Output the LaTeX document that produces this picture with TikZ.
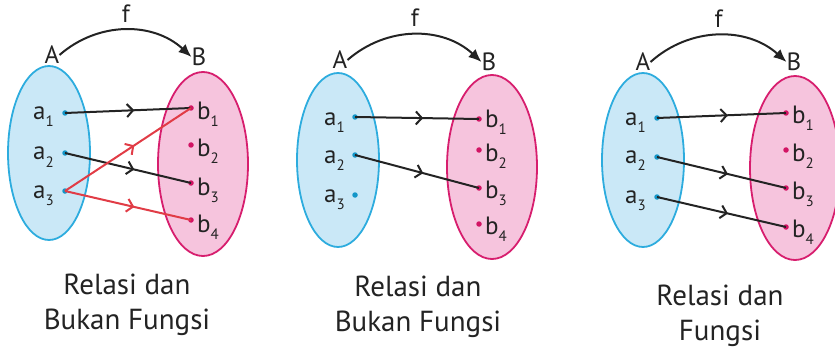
\documentclass[tikz,border=0pt]{standalone}
\usepackage{fontspec}
\setmainfont{PT Sans}
\usetikzlibrary{shapes.geometric,arrows.meta,decorations.markings}
\definecolor{blueFill}{RGB}{202,232,247}
\definecolor{blueLine}{RGB}{45,172,222}
\definecolor{pinkFill}{RGB}{246,196,221}
\definecolor{pinkLine}{RGB}{215,30,110}
\definecolor{dotA}{RGB}{20,150,200}
\definecolor{dotB}{RGB}{210,20,100}
\definecolor{redline}{RGB}{225,60,70}
\definecolor{ink}{RGB}{35,35,35}
\newcommand\lbl[2]{#1\raisebox{-7pt}{\fontsize{15}{15}\selectfont #2}}
\tikzset{
  setA/.style={ellipse, draw=blueLine, fill=blueFill, line width=1.8pt, minimum width=82, minimum height=174, inner sep=0},
  setB/.style={ellipse, draw=pinkLine, fill=pinkFill, line width=1.8pt, minimum width=90, minimum height=184, inner sep=0},
  dota/.style={circle, fill=dotA, inner sep=0, minimum size=5.5},
  dotb/.style={circle, fill=dotB, inner sep=0, minimum size=5.5},
  txt/.style={font=\fontsize{25}{28}\selectfont, text=ink, inner sep=0},
  labA/.style={txt, anchor=base east},
  labB/.style={txt, anchor=base west},
  captext/.style={font=\fontsize{29}{35}\selectfont, text=ink, align=center, inner sep=0},
  farrow/.style={line width=2pt, draw=ink, -{Latex[length=13pt,width=11pt]}, bend left=42},
  maparrow/.style={line width=2pt, decoration={markings, mark=at position 0.55 with {\arrow{Straight Barb[length=6pt,width=13pt,line width=2pt]}}}, postaction={decorate}},
  blk/.style={maparrow, draw=ink},
  rd/.style={maparrow, draw=redline},
}
\begin{document}
\begin{tikzpicture}[x=1pt,y=-1pt]
\useasboundingbox (0,0) rectangle (835,350);
% ---------------- Panel 1 ----------------
\node[setA] (EA1) at (49,153) {};
\node[setB] (EB1) at (203,164) {};
\node[txt] (A1) at (52,55) {A};
\node[txt] (B1) at (199,57) {B};
\draw[farrow] (A1.east) to node[txt, above=7pt] (f1) {f} (B1.west);
\node[dota] (a11) at (65,113) {};
\node[dota] (a12) at (65,153) {};
\node[dota] (a13) at (65,191) {};
\node[dotb] (b11) at (191,108) {};
\node[dotb] (b12) at (191,145) {};
\node[dotb] (b13) at (191,183) {};
\node[dotb] (b14) at (191,220) {};
\node[labA] (la11) at (54,120) {\lbl{a}{1}};
\node[labA] (la12) at (54,160) {\lbl{a}{2}};
\node[labA] (la13) at (54,198) {\lbl{a}{3}};
\node[labB] (lb11) at (197,120) {\lbl{b}{1}};
\node[labB] (lb12) at (197,157) {\lbl{b}{2}};
\node[labB] (lb13) at (197,195) {\lbl{b}{3}};
\node[labB] (lb14) at (197,232) {\lbl{b}{4}};
\draw[blk] (a11.center) -- (b11.center);
\draw[blk] (a12.center) -- (b13.center);
\draw[rd] (a13.center) -- (b11.center);
\draw[rd] (a13.center) -- (b14.center);
\node[captext] (c1) at (127,305) {Relasi dan\\Bukan Fungsi};
% ---------------- Panel 2 ----------------
\node[setA] (EA2) at (338,160) {};
\node[setB] (EB2) at (492,167) {};
\node[txt] (A2) at (340,60) {A};
\node[txt] (B2) at (489,62) {B};
\draw[farrow] (A2.east) to node[txt, above=7pt] (f2) {f} (B2.west);
\node[dota] (a21) at (355,117) {};
\node[dota] (a22) at (355,155) {};
\node[dota] (a23) at (355,195) {};
\node[dotb] (b21) at (479,119) {};
\node[dotb] (b22) at (479,150) {};
\node[dotb] (b23) at (479,188) {};
\node[dotb] (b24) at (479,224) {};
\node[labA] (la21) at (345,125) {\lbl{a}{1}};
\node[labA] (la22) at (345,163) {\lbl{a}{2}};
\node[labA] (la23) at (345,202) {\lbl{a}{3}};
\node[labB] (lb21) at (485,128) {\lbl{b}{1}};
\node[labB] (lb22) at (485,161) {\lbl{b}{2}};
\node[labB] (lb23) at (485,198) {\lbl{b}{3}};
\node[labB] (lb24) at (485,234) {\lbl{b}{4}};
\draw[blk] (a21.center) -- (b21.center);
\draw[blk] (a22.center) -- (b23.center);
\node[captext] (c2) at (418,307) {Relasi dan\\Bukan Fungsi};
% ---------------- Panel 3 ----------------
\node[setA] (EA3) at (643,160) {};
\node[setB] (EB3) at (795,168) {};
\node[txt] (A3) at (643,62) {A};
\node[txt] (B3) at (794,62) {B};
\draw[farrow] (A3.east) to node[txt, above=7pt] (f3) {f} (B3.west);
\node[dota] (a31) at (657,118) {};
\node[dota] (a32) at (657,157) {};
\node[dota] (a33) at (657,197) {};
\node[dotb] (b31) at (786,113) {};
\node[dotb] (b32) at (786,150) {};
\node[dotb] (b33) at (786,188) {};
\node[dotb] (b34) at (786,227) {};
\node[labA] (la31) at (646,126) {\lbl{a}{1}};
\node[labA] (la32) at (646,164) {\lbl{a}{2}};
\node[labA] (la33) at (646,203) {\lbl{a}{3}};
\node[labB] (lb31) at (792,124) {\lbl{b}{1}};
\node[labB] (lb32) at (792,161) {\lbl{b}{2}};
\node[labB] (lb33) at (792,199) {\lbl{b}{3}};
\node[labB] (lb34) at (792,237) {\lbl{b}{4}};
\draw[blk] (a31.center) -- (b31.center);
\draw[blk] (a32.center) -- (b33.center);
\draw[blk] (a33.center) -- (b34.center);
\node[captext] (c3) at (720,316) {Relasi dan\\Fungsi};
\end{tikzpicture}
\end{document}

————

● **Your instructions**
Reproduce all of the material above word for word. Omit the pictures.

● **Task solution**
Output the LaTeX document that produces this picture with TikZ.
\documentclass[tikz,border=0pt]{standalone}
\usepackage{fontspec}
\setmainfont{PT Sans}
\usetikzlibrary{shapes.geometric,arrows.meta,decorations.markings}
\definecolor{blueFill}{RGB}{202,232,247}
\definecolor{blueLine}{RGB}{45,172,222}
\definecolor{pinkFill}{RGB}{246,196,221}
\definecolor{pinkLine}{RGB}{215,30,110}
\definecolor{dotA}{RGB}{20,150,200}
\definecolor{dotB}{RGB}{210,20,100}
\definecolor{redline}{RGB}{225,60,70}
\definecolor{ink}{RGB}{35,35,35}
\newcommand\lbl[2]{#1\raisebox{-7pt}{\fontsize{15}{15}\selectfont #2}}
\tikzset{
  setA/.style={ellipse, draw=blueLine, fill=blueFill, line width=1.8pt, minimum width=82, minimum height=174, inner sep=0},
  setB/.style={ellipse, draw=pinkLine, fill=pinkFill, line width=1.8pt, minimum width=90, minimum height=184, inner sep=0},
  dota/.style={circle, fill=dotA, inner sep=0, minimum size=5.5},
  dotb/.style={circle, fill=dotB, inner sep=0, minimum size=5.5},
  txt/.style={font=\fontsize{25}{28}\selectfont, text=ink, inner sep=0},
  labA/.style={txt, anchor=base east},
  labB/.style={txt, anchor=base west},
  captext/.style={font=\fontsize{29}{35}\selectfont, text=ink, align=center, inner sep=0},
  farrow/.style={line width=2pt, draw=ink, -{Latex[length=13pt,width=11pt]}, bend left=42},
  maparrow/.style={line width=2pt, decoration={markings, mark=at position 0.55 with {\arrow{Straight Barb[length=6pt,width=13pt,line width=2pt]}}}, postaction={decorate}},
  blk/.style={maparrow, draw=ink},
  rd/.style={maparrow, draw=redline},
}
\begin{document}
\begin{tikzpicture}[x=1pt,y=-1pt]
\useasboundingbox (0,0) rectangle (835,350);
% ---------------- Panel 1 ----------------
\node[setA] (EA1) at (49,153) {};
\node[setB] (EB1) at (203,164) {};
\node[txt] (A1) at (52,55) {A};
\node[txt] (B1) at (199,57) {B};
\draw[farrow] (A1.east) to node[txt, above=7pt] (f1) {f} (B1.west);
\node[dota] (a11) at (65,113) {};
\node[dota] (a12) at (65,153) {};
\node[dota] (a13) at (65,191) {};
\node[dotb] (b11) at (191,108) {};
\node[dotb] (b12) at (191,145) {};
\node[dotb] (b13) at (191,183) {};
\node[dotb] (b14) at (191,220) {};
\node[labA] (la11) at (54,120) {\lbl{a}{1}};
\node[labA] (la12) at (54,160) {\lbl{a}{2}};
\node[labA] (la13) at (54,198) {\lbl{a}{3}};
\node[labB] (lb11) at (197,120) {\lbl{b}{1}};
\node[labB] (lb12) at (197,157) {\lbl{b}{2}};
\node[labB] (lb13) at (197,195) {\lbl{b}{3}};
\node[labB] (lb14) at (197,232) {\lbl{b}{4}};
\draw[blk] (a11.center) -- (b11.center);
\draw[blk] (a12.center) -- (b13.center);
\draw[rd] (a13.center) -- (b11.center);
\draw[rd] (a13.center) -- (b14.center);
\node[captext] (c1) at (127,305) {Relasi dan\\Bukan Fungsi};
% ---------------- Panel 2 ----------------
\node[setA] (EA2) at (338,160) {};
\node[setB] (EB2) at (492,167) {};
\node[txt] (A2) at (340,60) {A};
\node[txt] (B2) at (489,62) {B};
\draw[farrow] (A2.east) to node[txt, above=7pt] (f2) {f} (B2.west);
\node[dota] (a21) at (355,117) {};
\node[dota] (a22) at (355,155) {};
\node[dota] (a23) at (355,195) {};
\node[dotb] (b21) at (479,119) {};
\node[dotb] (b22) at (479,150) {};
\node[dotb] (b23) at (479,188) {};
\node[dotb] (b24) at (479,224) {};
\node[labA] (la21) at (345,125) {\lbl{a}{1}};
\node[labA] (la22) at (345,163) {\lbl{a}{2}};
\node[labA] (la23) at (345,202) {\lbl{a}{3}};
\node[labB] (lb21) at (485,128) {\lbl{b}{1}};
\node[labB] (lb22) at (485,161) {\lbl{b}{2}};
\node[labB] (lb23) at (485,198) {\lbl{b}{3}};
\node[labB] (lb24) at (485,234) {\lbl{b}{4}};
\draw[blk] (a21.center) -- (b21.center);
\draw[blk] (a22.center) -- (b23.center);
\node[captext] (c2) at (418,307) {Relasi dan\\Bukan Fungsi};
% ---------------- Panel 3 ----------------
\node[setA] (EA3) at (643,160) {};
\node[setB] (EB3) at (795,168) {};
\node[txt] (A3) at (643,62) {A};
\node[txt] (B3) at (794,62) {B};
\draw[farrow] (A3.east) to node[txt, above=7pt] (f3) {f} (B3.west);
\node[dota] (a31) at (657,118) {};
\node[dota] (a32) at (657,157) {};
\node[dota] (a33) at (657,197) {};
\node[dotb] (b31) at (786,113) {};
\node[dotb] (b32) at (786,150) {};
\node[dotb] (b33) at (786,188) {};
\node[dotb] (b34) at (786,227) {};
\node[labA] (la31) at (646,126) {\lbl{a}{1}};
\node[labA] (la32) at (646,164) {\lbl{a}{2}};
\node[labA] (la33) at (646,203) {\lbl{a}{3}};
\node[labB] (lb31) at (792,124) {\lbl{b}{1}};
\node[labB] (lb32) at (792,161) {\lbl{b}{2}};
\node[labB] (lb33) at (792,199) {\lbl{b}{3}};
\node[labB] (lb34) at (792,237) {\lbl{b}{4}};
\draw[blk] (a31.center) -- (b31.center);
\draw[blk] (a32.center) -- (b33.center);
\draw[blk] (a33.center) -- (b34.center);
\node[captext] (c3) at (720,316) {Relasi dan\\Fungsi};
\end{tikzpicture}
\end{document}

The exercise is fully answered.